Suns' Kokoskov feels 'a little pressure' over being 1st foreign NBA coach
New Phoenix Suns bench boss Igor Kokoskov admits that he feels a bit stressed about being the first non-North American born-and-raised head coach in NBA history.
"I ... feel a little pressure," Kokoskov told The Jim Rome Show Tuesday. "In a way that ... (if) this project, this experiment doesn't really sustain, then maybe, you know, the American public is going to question, 'do we need a foreign coach?' just because we invented this game, we're the best in the world ... but on the flip side, I've been in this league for 18 years, I consider myself an NBA coach."
Kokoskov has spent the last three seasons as a Utah Jazz assistant, and split 15 years before that with the Clippers, Pistons, Magic, Cavaliers, and Suns. The 46-year-old Serbian is used to blazing trails - in 2000, he became the first non-American to be hired as a full-time assistant NBA coach by the Clippers.
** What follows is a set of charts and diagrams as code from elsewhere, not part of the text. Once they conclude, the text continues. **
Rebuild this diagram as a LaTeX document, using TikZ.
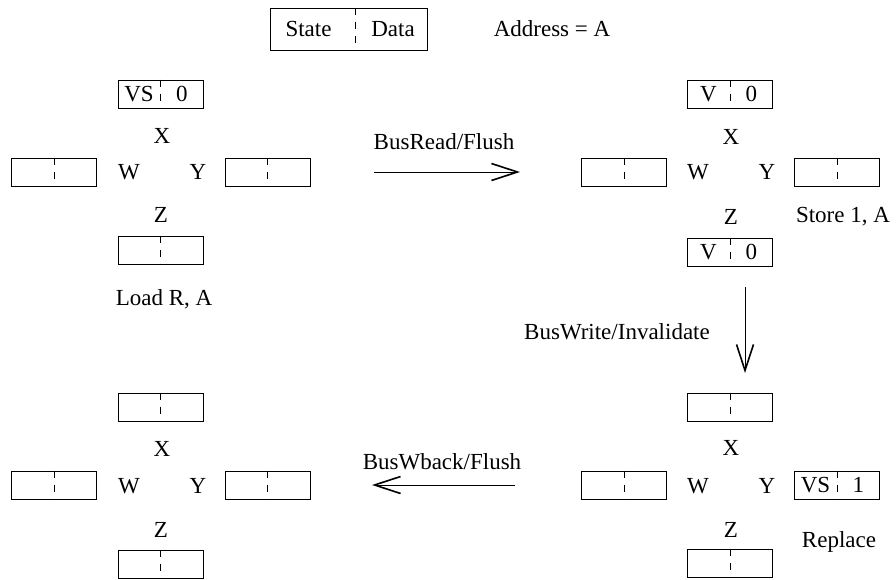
\documentclass[tikz,border=0pt]{standalone}
\usepackage{fontspec}
\setmainfont{Liberation Serif}
\usetikzlibrary{calc,arrows.meta}
\newcommand{\cachecell}[4]{%
  \node[cellbox] (#1) at (#2) {};
  \draw[divider] (#1.north) -- (#1.south);
  \node[lbl] (#1-s) at ($(#1.center)!0.5!(#1.west)$) {#3};
  \node[lbl] (#1-d) at ($(#1.center)!0.5!(#1.east)$) {#4};
}
\begin{document}
\begin{tikzpicture}[x=1pt,y=-1pt,
  cellbox/.style={draw, line width=0.9pt, minimum width=85pt, minimum height=28pt, inner sep=0pt},
  divider/.style={dash pattern=on 7pt off 7pt, line width=0.8pt},
  lbl/.style={font=\fontsize{23}{27}\selectfont, inner sep=0pt},
  arr/.style={line width=0.9pt, -{Straight Barb[length=26pt,width=17pt,line width=1.6pt]}}]
\useasboundingbox (0,0) rectangle (896,579);

% legend
\node[draw, line width=0.9pt, minimum width=157pt, minimum height=42pt, inner sep=0pt] (lg) at (348.5,29) {};
\draw[divider] ($(lg.north west)+(86,0)$) -- ($(lg.south west)+(86,0)$);
\node[lbl] (lgs) at (308.5,29) {State};
\node[lbl] (lgd) at (393,29) {Data};
\node[lbl] (addr) at (552,29) {Address = A};

% top-left cluster
\cachecell{tlx}{160.5,94}{VS}{0}
\cachecell{tlw}{54,172}{}{}
\cachecell{tly}{267.5,172}{}{}
\cachecell{tlz}{160.5,250}{}{}
\node[lbl] (tlX) at (162,136) {X};
\node[lbl] (tlW) at (129,172) {W};
\node[lbl] (tlY) at (198,172) {Y};
\node[lbl] (tlZ) at (161,215) {Z};
\node[lbl] (load) at (164,299) {Load R, A};

% top-right cluster
\cachecell{trx}{730,94}{V}{0}
\cachecell{trw}{624,172}{}{}
\cachecell{try}{837,172}{}{}
\cachecell{trz}{730,252}{V}{0}
\node[lbl] (trX) at (731,137) {X};
\node[lbl] (trW) at (698,172) {W};
\node[lbl] (trY) at (767,172) {Y};
\node[lbl] (trZ) at (731,217) {Z};
\node[lbl] (store) at (843,217) {Store 1, A};

% bottom-right cluster
\cachecell{brx}{730,407}{}{}
\cachecell{brw}{624,485}{}{}
\cachecell{bry}{837,485}{VS}{1}
\cachecell{brz}{730,563}{}{}
\node[lbl] (brX) at (731,448) {X};
\node[lbl] (brW) at (698,486) {W};
\node[lbl] (brY) at (767,486) {Y};
\node[lbl] (brZ) at (731,530) {Z};
\node[lbl] (repl) at (839,542) {Replace};

% bottom-left cluster
\cachecell{blx}{160.5,407}{}{}
\cachecell{blw}{54,485}{}{}
\cachecell{bly}{267.5,485}{}{}
\cachecell{blz}{160.5,564}{}{}
\node[lbl] (blX) at (162,449) {X};
\node[lbl] (blW) at (129,486) {W};
\node[lbl] (blY) at (198,486) {Y};
\node[lbl] (blZ) at (161,530) {Z};

% transitions
\coordinate (a1s) at (374,172);
\coordinate (a1e) at (520,172);
\draw[arr] (a1s) -- (a1e);
\node[lbl] (a1l) at (444,142) {BusRead/Flush};

\coordinate (a2s) at (745,287);
\coordinate (a2e) at (745,373);
\draw[arr] (a2s) -- (a2e);
\node[lbl] (a2l) at (617,332) {BusWrite/Invalidate};

\coordinate (a3s) at (515,485);
\coordinate (a3e) at (372,485);
\draw[arr] (a3s) -- (a3e);
\node[lbl] (a3l) at (442,462) {BusWback/Flush};
\end{tikzpicture}
\end{document}
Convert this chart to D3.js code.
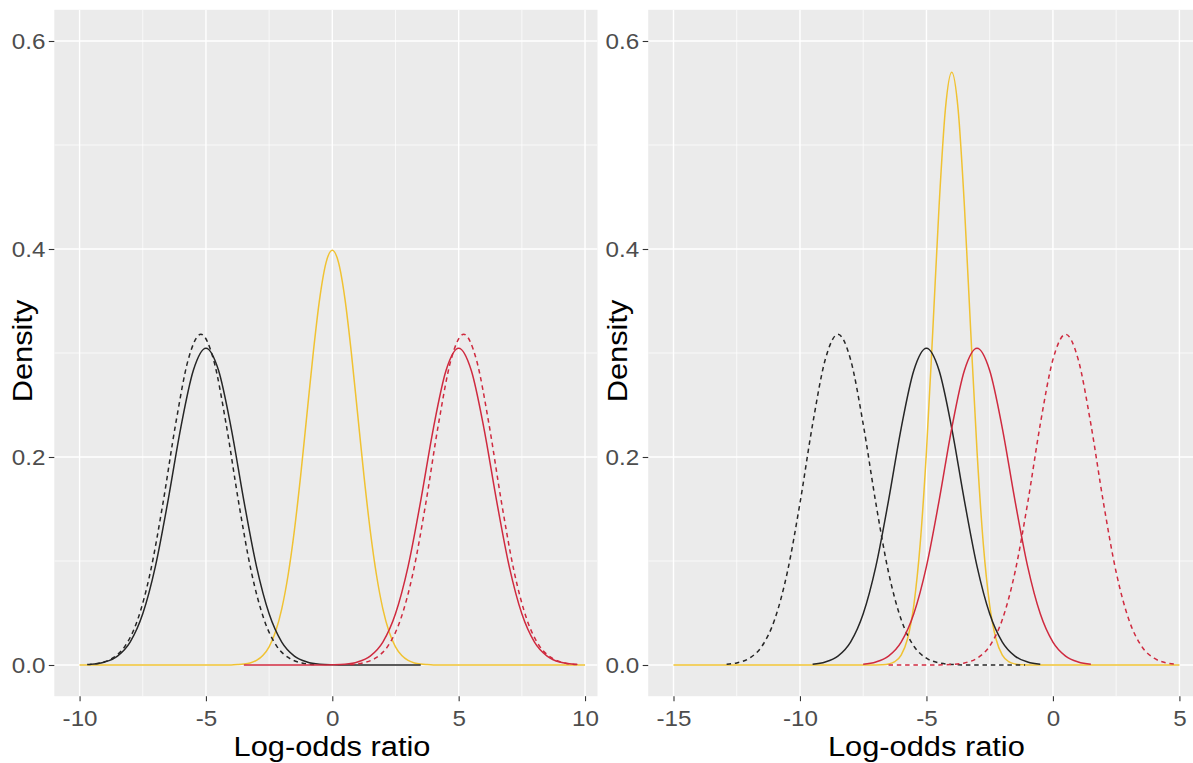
<!DOCTYPE html>
<html>
<head>
<meta charset="utf-8">
<script src="https://cdn.jsdelivr.net/npm/d3@7"></script>
<style>
  body { margin: 0; background: #ffffff; }
  svg text { font-family: "Liberation Sans", Arial, sans-serif; }
</style>
</head>
<body>
<svg id="chart" width="1193" height="763"></svg>
<script>
// ---- Density curves, left plot ----
const leftYellowX = [-10, -4.5, -4, -3.75, -3.5, -3.25, -3, -2.75, -2.5, -2.25, -2, -1.75, -1.5, -1.25, -1, -0.75, -0.5, -0.25,
  0, 0.25, 0.5, 0.75, 1, 1.25, 1.5, 1.75, 2, 2.25, 2.5, 2.75, 3, 3.25, 3.5, 3.75, 4, 4.5, 10];
const leftYellowY = [0, 0, 0.0001, 0.0004, 0.0009, 0.0020, 0.0044, 0.0091, 0.0175, 0.0317, 0.0540, 0.0863, 0.1295, 0.1826, 0.2420, 0.3011, 0.3521, 0.3867,
  0.3989, 0.3867, 0.3521, 0.3011, 0.2420, 0.1826, 0.1295, 0.0863, 0.0540, 0.0317, 0.0175, 0.0091, 0.0044, 0.0020, 0.0009, 0.0004, 0.0001, 0, 0];

const leftBlackSolidX = [-9.6, -9, -8.5, -8, -7.5, -7, -6.5, -6, -5.5, -5, -4.5, -4, -3.5, -3, -2.5, -2, -1.5, -1, -0.5, 0, 0.5, 3.5];
const leftBlackSolidY = [0.0006, 0.0029, 0.0086, 0.0221, 0.0493, 0.0949, 0.1581, 0.2276, 0.2831, 0.3045, 0.2831, 0.2276, 0.1581, 0.0949, 0.0493, 0.0221, 0.0086, 0.0029, 0.0008, 0.0002, 0, 0];

const leftBlackDashX = [-9.7, -9.2, -8.7, -8.2, -7.7, -7.2, -6.7, -6.2, -5.7, -5.2, -4.7, -4.2, -3.7, -3.2, -2.7, -2.2, -1.7, -1.2, -0.7];
const leftBlackDashY = [0.0005, 0.0020, 0.0065, 0.0182, 0.0437, 0.0892, 0.1556, 0.2315, 0.2937, 0.3180, 0.2937, 0.2315, 0.1556, 0.0892, 0.0437, 0.0182, 0.0065, 0.0020, 0.0005];

const leftRedSolidX = [-3.5, -0.5, 0, 0.5, 1, 1.5, 2, 2.5, 3, 3.5, 4, 4.5, 5, 5.5, 6, 6.5, 7, 7.5, 8, 8.5, 9, 9.7];
const leftRedSolidY = [0, 0, 0.0002, 0.0008, 0.0029, 0.0086, 0.0221, 0.0493, 0.0949, 0.1581, 0.2276, 0.2831, 0.3045, 0.2831, 0.2276, 0.1581, 0.0949, 0.0493, 0.0221, 0.0086, 0.0029, 0.0006];

const leftRedDashX = [0.7, 1.2, 1.7, 2.2, 2.7, 3.2, 3.7, 4.2, 4.7, 5.2, 5.7, 6.2, 6.7, 7.2, 7.7, 8.2, 8.7, 9.2, 9.7];
const leftRedDashY = [0.0005, 0.0020, 0.0065, 0.0182, 0.0437, 0.0892, 0.1556, 0.2315, 0.2937, 0.3180, 0.2937, 0.2315, 0.1556, 0.0892, 0.0437, 0.0182, 0.0065, 0.0020, 0.0005];

// ---- Density curves, right plot ----
const rightYellowX = [-15, -7.5, -7, -6.75, -6.5, -6.25, -6, -5.75, -5.5, -5.25, -5, -4.75, -4.5, -4.25,
  -4, -3.75, -3.5, -3.25, -3, -2.75, -2.5, -2.25, -2, -1.75, -1.5, -1.25, -1, -0.5, 5];
const rightYellowY = [0, 0, 0.0001, 0.0003, 0.0010, 0.0033, 0.0096, 0.0250, 0.0574, 0.1157, 0.2054, 0.3210, 0.4416, 0.5347,
  0.5699, 0.5347, 0.4416, 0.3210, 0.2054, 0.1157, 0.0574, 0.0250, 0.0096, 0.0033, 0.0010, 0.0003, 0.0001, 0, 0];

const rightBlackDashX = [-12.9, -12.5, -12, -11.5, -11, -10.5, -10, -9.5, -9, -8.5, -8, -7.5, -7, -6.5, -6, -5.5, -5, -4.5, -4, -3.5, -1.1];
const rightBlackDashY = [0.0007, 0.0020, 0.0065, 0.0182, 0.0437, 0.0892, 0.1556, 0.2315, 0.2937, 0.3180, 0.2937, 0.2315, 0.1556, 0.0892, 0.0437, 0.0182, 0.0065, 0.0020, 0.0005, 0.0001, 0];

const rightBlackSolidX = [-9.5, -9, -8.5, -8, -7.5, -7, -6.5, -6, -5.5, -5, -4.5, -4, -3.5, -3, -2.5, -2, -1.5, -1, -0.5];
const rightBlackSolidY = [0.0008, 0.0029, 0.0086, 0.0221, 0.0493, 0.0949, 0.1581, 0.2276, 0.2831, 0.3045, 0.2831, 0.2276, 0.1581, 0.0949, 0.0493, 0.0221, 0.0086, 0.0029, 0.0008];

const rightRedSolidX = [-7.5, -7, -6.5, -6, -5.5, -5, -4.5, -4, -3.5, -3, -2.5, -2, -1.5, -1, -0.5, 0, 0.5, 1, 1.5];
const rightRedSolidY = [0.0008, 0.0029, 0.0086, 0.0221, 0.0493, 0.0949, 0.1581, 0.2276, 0.2831, 0.3045, 0.2831, 0.2276, 0.1581, 0.0949, 0.0493, 0.0221, 0.0086, 0.0029, 0.0008];

const rightRedDashX = [-6.5, -4.5, -4, -3.5, -3, -2.5, -2, -1.5, -1, -0.5, 0, 0.5, 1, 1.5, 2, 2.5, 3, 3.5, 4, 4.5, 4.9];
const rightRedDashY = [0, 0.0001, 0.0005, 0.0020, 0.0065, 0.0182, 0.0437, 0.0892, 0.1556, 0.2315, 0.2937, 0.3180, 0.2937, 0.2315, 0.1556, 0.0892, 0.0437, 0.0182, 0.0065, 0.0020, 0.0007];

// ---- Axis ticks ----
const leftXTicks = [-10, -5, 0, 5, 10];
const leftXMinor = [-7.5, -2.5, 2.5, 7.5];
const rightXTicks = [-15, -10, -5, 0, 5];
const rightXMinor = [-12.5, -7.5, -2.5, 2.5];
const yTicks = [0, 0.2, 0.4, 0.6];
const yMinor = [0.1, 0.3, 0.5];
const yTickLabels = ["0.0", "0.2", "0.4", "0.6"];
const xTitle = "Log-odds ratio";
const yTitle = "Density";

// ---- Line styles ----
const COL_BLACK = "#262626";
const COL_RED = "#CF2A3F";
const COL_YELLOW = "#F0C232";
const DASH = "4.5,3.8";

const zip = (xs, ys) => xs.map((x, i) => ({ x, y: ys[i] }));

const panels = [
  {
    key: "a",
    xDomain: [-11, 11], xRange: [54.3, 610.3], bgRight: 597.5,
    ticks: leftXTicks, minor: leftXMinor,
    yLabelX: 45.4, yTitleX: 32.4, titleCx: 332,
    series: [
      { data: zip(leftYellowX, leftYellowY), color: COL_YELLOW, dash: null },
      { data: zip(leftBlackSolidX, leftBlackSolidY), color: COL_BLACK, dash: null },
      { data: zip(leftBlackDashX, leftBlackDashY), color: COL_BLACK, dash: DASH },
      { data: zip(leftRedSolidX, leftRedSolidY), color: COL_RED, dash: null },
      { data: zip(leftRedDashX, leftRedDashY), color: COL_RED, dash: DASH }
    ]
  },
  {
    key: "b",
    xDomain: [-16, 6], xRange: [648.2, 1204.7], bgRight: 1193,
    ticks: rightXTicks, minor: rightXMinor,
    yLabelX: 639.2, yTitleX: 627, titleCx: 926.4,
    series: [
      { data: zip(rightYellowX, rightYellowY), color: COL_YELLOW, dash: null },
      { data: zip(rightBlackSolidX, rightBlackSolidY), color: COL_BLACK, dash: null },
      { data: zip(rightBlackDashX, rightBlackDashY), color: COL_BLACK, dash: DASH },
      { data: zip(rightRedSolidX, rightRedSolidY), color: COL_RED, dash: null },
      { data: zip(rightRedDashX, rightRedDashY), color: COL_RED, dash: DASH }
    ]
  }
];

const svg = d3.select("#chart");
const yScale = d3.scaleLinear().domain([-0.03, 0.63]).range([696.2, 9.8]);
const panelTop = yScale(0.63), panelBottom = yScale(-0.03);

panels.forEach(p => {
  const x = d3.scaleLinear().domain(p.xDomain).range(p.xRange);
  const left = p.xRange[0];
  const g = svg.append("g");

  // panel background
  g.append("rect")
    .attr("x", left).attr("y", panelTop)
    .attr("width", p.bgRight - left).attr("height", panelBottom - panelTop)
    .attr("fill", "#EBEBEB");

  const clipId = "clip-" + p.key;
  svg.append("defs").append("clipPath").attr("id", clipId)
    .append("rect")
    .attr("x", left).attr("y", panelTop)
    .attr("width", p.bgRight - left).attr("height", panelBottom - panelTop);

  const grid = g.append("g").attr("clip-path", `url(#${clipId})`);
  // minor grid
  grid.selectAll(".ymin").data(yMinor).join("line")
    .attr("x1", left).attr("x2", p.bgRight)
    .attr("y1", d => yScale(d)).attr("y2", d => yScale(d))
    .attr("stroke", "#FFFFFF").attr("stroke-width", 0.7);
  grid.selectAll(".xmin").data(p.minor).join("line")
    .attr("x1", d => x(d)).attr("x2", d => x(d))
    .attr("y1", panelTop).attr("y2", panelBottom)
    .attr("stroke", "#FFFFFF").attr("stroke-width", 0.7);
  // major grid
  grid.selectAll(".ymaj").data(yTicks).join("line")
    .attr("x1", left).attr("x2", p.bgRight)
    .attr("y1", d => yScale(d)).attr("y2", d => yScale(d))
    .attr("stroke", "#FFFFFF").attr("stroke-width", 1.4);
  grid.selectAll(".xmaj").data(p.ticks).join("line")
    .attr("x1", d => x(d)).attr("x2", d => x(d))
    .attr("y1", panelTop).attr("y2", panelBottom)
    .attr("stroke", "#FFFFFF").attr("stroke-width", 1.4);

  // density curves
  const line = d3.line().x(d => x(d.x)).y(d => yScale(d.y)).curve(d3.curveMonotoneX);
  const curves = g.append("g").attr("clip-path", `url(#${clipId})`);
  p.series.forEach(s => {
    curves.append("path")
      .attr("d", line(s.data))
      .attr("fill", "none")
      .attr("stroke", s.color)
      .attr("stroke-width", 1.5)
      .attr("stroke-linejoin", "round")
      .attr("stroke-dasharray", s.dash);
  });

  // y axis
  const yAxis = g.append("g").attr("transform", `translate(${left},0)`)
    .call(d3.axisLeft(yScale).tickValues(yTicks).tickFormat((d, i) => yTickLabels[i]).tickSize(5.5));
  yAxis.select(".domain").remove();
  yAxis.selectAll(".tick line").attr("stroke", "#333333").attr("stroke-width", 1.1);
  yAxis.selectAll(".tick text")
    .attr("x", null).attr("dy", "0.36em")
    .attr("transform", `translate(${p.yLabelX - left},0) scale(1.1,1)`)
    .attr("text-anchor", "end")
    .attr("fill", "#4D4D4D").attr("font-size", 22)
    .style("font-family", "'Liberation Sans', Arial, sans-serif");

  // x axis (plain hyphen-minus in labels)
  const xAxis = g.append("g").attr("transform", `translate(0,${panelBottom})`)
    .call(d3.axisBottom(x).tickValues(p.ticks).tickFormat(d => String(d)).tickSize(5));
  xAxis.select(".domain").remove();
  xAxis.selectAll(".tick line").attr("stroke", "#333333").attr("stroke-width", 1.1);
  xAxis.selectAll(".tick text")
    .attr("y", null).attr("dy", null)
    .attr("transform", "translate(0,29.6) scale(1.1,1)")
    .attr("fill", "#4D4D4D").attr("font-size", 22)
    .style("font-family", "'Liberation Sans', Arial, sans-serif");

  // axis titles
  g.append("text")
    .attr("transform", `translate(${p.titleCx},756) scale(1.1,1)`)
    .attr("text-anchor", "middle")
    .attr("font-size", 28).attr("fill", "#000000")
    .text(xTitle);
  g.append("text")
    .attr("transform", `translate(${p.yTitleX},351) rotate(-90) scale(1.1,1)`)
    .attr("text-anchor", "middle")
    .attr("font-size", 28).attr("fill", "#000000")
    .text(yTitle);
});
</script>
</body>
</html>
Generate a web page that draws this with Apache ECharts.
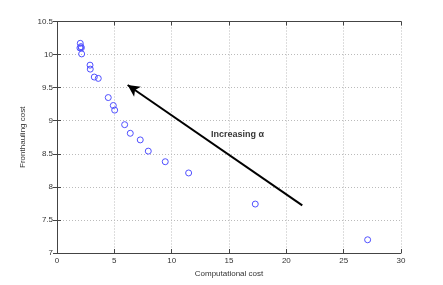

"You can coach, or you cannot," Kokoskov said. "It's more of ... something the media is kind of playing with, and it's fun for fans maybe to have something different. Could be intriguing, could be something different, it's somebody who's got a strong accent when he talks."
Kokoskov's hiring has many predicting the Suns will select Luka Doncic with the No. 1 pick in this month's draft. Kokoskov coached Doncic and Slovenia to a first-place finish at last year's Eurobasket.